Code that draws figures
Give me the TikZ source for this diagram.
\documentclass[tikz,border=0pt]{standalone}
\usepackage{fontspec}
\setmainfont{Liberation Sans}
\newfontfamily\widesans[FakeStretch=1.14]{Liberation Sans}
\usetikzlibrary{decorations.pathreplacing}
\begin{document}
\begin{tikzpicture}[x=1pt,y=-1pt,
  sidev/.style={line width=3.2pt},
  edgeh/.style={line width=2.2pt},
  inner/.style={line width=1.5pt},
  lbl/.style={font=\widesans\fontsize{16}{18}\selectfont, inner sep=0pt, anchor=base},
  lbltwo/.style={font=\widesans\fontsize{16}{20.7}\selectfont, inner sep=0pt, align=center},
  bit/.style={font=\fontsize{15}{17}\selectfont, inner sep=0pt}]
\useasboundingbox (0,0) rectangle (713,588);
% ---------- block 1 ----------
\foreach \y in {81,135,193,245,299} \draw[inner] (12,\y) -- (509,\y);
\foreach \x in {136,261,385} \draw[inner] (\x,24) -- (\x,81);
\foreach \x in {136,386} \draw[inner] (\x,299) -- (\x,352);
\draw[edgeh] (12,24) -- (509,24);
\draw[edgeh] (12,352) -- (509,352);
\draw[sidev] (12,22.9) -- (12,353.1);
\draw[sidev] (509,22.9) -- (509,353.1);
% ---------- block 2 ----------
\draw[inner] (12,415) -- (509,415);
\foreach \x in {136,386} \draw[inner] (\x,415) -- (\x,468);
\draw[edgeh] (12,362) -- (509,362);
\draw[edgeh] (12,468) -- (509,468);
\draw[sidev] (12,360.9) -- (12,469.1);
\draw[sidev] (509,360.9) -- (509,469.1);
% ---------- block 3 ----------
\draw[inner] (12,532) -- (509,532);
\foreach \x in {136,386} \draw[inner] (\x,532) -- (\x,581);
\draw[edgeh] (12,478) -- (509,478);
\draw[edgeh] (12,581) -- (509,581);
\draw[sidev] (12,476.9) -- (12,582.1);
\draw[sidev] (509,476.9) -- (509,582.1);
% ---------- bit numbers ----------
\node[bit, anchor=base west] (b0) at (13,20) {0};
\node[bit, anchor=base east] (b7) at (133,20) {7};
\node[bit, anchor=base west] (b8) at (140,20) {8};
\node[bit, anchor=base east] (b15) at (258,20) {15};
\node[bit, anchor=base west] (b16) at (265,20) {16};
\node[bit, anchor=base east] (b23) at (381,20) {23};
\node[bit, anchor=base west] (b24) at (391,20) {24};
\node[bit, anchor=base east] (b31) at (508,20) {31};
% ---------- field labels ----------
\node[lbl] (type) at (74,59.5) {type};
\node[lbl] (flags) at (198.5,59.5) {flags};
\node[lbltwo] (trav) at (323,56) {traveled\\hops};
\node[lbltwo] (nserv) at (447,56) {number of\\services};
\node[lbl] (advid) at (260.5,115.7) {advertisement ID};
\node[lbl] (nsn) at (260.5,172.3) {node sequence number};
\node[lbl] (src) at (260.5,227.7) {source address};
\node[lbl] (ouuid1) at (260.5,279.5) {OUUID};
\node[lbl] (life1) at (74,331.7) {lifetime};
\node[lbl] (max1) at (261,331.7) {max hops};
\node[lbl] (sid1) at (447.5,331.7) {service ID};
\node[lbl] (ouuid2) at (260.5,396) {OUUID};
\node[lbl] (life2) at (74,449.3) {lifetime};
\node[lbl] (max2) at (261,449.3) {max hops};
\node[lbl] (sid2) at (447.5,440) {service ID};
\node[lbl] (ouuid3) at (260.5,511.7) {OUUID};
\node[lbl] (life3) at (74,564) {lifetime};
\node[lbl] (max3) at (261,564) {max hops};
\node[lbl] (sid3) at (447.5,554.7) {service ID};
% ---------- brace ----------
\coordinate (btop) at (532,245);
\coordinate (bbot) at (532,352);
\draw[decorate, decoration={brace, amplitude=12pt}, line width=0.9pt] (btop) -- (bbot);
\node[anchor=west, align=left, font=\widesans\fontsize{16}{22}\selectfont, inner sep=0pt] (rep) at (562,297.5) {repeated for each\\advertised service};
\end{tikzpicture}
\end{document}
...
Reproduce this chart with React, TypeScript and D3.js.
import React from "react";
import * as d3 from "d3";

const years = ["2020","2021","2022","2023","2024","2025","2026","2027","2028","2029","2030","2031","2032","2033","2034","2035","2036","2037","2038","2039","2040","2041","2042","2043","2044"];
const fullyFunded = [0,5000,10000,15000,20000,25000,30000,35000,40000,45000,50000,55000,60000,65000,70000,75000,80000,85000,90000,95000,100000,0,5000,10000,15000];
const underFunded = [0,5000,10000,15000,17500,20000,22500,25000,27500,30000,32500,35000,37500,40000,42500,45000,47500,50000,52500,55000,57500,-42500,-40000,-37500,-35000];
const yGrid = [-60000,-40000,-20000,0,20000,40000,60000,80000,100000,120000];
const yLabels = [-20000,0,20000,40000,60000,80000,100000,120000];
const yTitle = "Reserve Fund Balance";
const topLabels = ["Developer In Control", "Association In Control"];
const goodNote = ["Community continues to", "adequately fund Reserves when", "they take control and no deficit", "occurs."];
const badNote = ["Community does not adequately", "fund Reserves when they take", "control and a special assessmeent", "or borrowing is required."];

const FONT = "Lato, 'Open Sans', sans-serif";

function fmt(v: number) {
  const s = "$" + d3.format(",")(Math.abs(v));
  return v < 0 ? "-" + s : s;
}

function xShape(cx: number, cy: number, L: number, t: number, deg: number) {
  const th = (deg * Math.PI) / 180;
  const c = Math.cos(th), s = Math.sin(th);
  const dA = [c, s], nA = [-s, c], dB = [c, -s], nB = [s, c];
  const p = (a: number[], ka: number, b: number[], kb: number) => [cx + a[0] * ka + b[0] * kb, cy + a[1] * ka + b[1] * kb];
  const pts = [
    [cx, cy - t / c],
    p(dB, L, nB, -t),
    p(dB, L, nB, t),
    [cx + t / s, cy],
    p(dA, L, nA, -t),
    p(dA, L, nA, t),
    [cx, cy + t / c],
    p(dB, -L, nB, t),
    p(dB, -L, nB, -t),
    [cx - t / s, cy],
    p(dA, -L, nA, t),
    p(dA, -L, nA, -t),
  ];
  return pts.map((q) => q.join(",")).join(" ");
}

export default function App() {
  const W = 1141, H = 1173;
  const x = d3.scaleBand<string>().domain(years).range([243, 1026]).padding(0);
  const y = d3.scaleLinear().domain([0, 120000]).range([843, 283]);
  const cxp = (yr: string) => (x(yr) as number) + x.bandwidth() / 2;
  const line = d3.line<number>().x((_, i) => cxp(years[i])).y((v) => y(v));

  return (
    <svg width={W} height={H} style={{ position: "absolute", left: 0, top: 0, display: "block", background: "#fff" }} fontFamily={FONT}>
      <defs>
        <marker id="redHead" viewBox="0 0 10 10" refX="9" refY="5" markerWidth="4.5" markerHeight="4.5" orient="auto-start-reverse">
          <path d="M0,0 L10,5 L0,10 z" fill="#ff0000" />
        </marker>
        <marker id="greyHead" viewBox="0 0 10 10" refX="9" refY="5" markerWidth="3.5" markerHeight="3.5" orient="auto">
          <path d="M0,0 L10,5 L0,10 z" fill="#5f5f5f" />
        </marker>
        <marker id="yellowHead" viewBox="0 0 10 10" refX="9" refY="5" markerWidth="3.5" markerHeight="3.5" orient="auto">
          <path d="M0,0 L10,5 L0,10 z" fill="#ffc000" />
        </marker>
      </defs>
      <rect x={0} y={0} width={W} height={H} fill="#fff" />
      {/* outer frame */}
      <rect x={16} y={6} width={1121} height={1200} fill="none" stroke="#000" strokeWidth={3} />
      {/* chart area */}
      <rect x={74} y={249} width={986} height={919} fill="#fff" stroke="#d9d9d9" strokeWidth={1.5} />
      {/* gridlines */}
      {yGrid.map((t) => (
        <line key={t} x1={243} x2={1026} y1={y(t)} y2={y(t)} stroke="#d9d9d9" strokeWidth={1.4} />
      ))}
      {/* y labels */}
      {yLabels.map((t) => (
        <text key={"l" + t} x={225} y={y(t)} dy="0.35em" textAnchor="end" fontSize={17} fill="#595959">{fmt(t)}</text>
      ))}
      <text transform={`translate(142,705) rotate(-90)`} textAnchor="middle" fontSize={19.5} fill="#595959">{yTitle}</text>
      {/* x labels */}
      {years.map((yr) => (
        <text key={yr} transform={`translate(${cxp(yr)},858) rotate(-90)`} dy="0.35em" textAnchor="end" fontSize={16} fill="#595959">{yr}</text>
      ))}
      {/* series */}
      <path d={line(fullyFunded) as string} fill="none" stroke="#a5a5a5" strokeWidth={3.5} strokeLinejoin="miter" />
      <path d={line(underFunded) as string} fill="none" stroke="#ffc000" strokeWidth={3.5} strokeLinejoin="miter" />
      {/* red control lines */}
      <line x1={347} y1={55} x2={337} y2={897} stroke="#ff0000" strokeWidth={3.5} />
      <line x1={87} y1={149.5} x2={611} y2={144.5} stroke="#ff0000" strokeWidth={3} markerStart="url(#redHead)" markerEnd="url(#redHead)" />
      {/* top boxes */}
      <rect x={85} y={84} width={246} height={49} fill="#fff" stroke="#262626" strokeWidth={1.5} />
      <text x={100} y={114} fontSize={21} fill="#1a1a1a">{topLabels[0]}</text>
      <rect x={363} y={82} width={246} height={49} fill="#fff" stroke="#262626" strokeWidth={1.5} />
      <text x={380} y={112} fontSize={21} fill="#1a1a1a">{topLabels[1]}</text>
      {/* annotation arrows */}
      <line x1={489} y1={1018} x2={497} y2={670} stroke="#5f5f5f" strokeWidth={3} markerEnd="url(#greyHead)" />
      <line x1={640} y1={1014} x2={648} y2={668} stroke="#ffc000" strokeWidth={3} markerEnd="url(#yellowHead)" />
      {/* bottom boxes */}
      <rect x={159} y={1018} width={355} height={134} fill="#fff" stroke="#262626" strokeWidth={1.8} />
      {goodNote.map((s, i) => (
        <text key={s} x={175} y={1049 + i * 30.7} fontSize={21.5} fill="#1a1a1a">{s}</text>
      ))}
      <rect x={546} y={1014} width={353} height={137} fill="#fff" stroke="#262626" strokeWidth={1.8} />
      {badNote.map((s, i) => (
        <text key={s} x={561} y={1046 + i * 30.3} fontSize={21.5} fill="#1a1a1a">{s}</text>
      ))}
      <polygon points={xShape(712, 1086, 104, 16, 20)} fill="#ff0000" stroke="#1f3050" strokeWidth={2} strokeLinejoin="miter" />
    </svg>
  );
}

• [Goal] From the line with "Reproduce this chart" through the line with "import * as", set down every line exactly and nothing besides.

• [The solution]
Reproduce this chart with React, TypeScript and D3.js.
import React from "react";
import * as d3 from "d3";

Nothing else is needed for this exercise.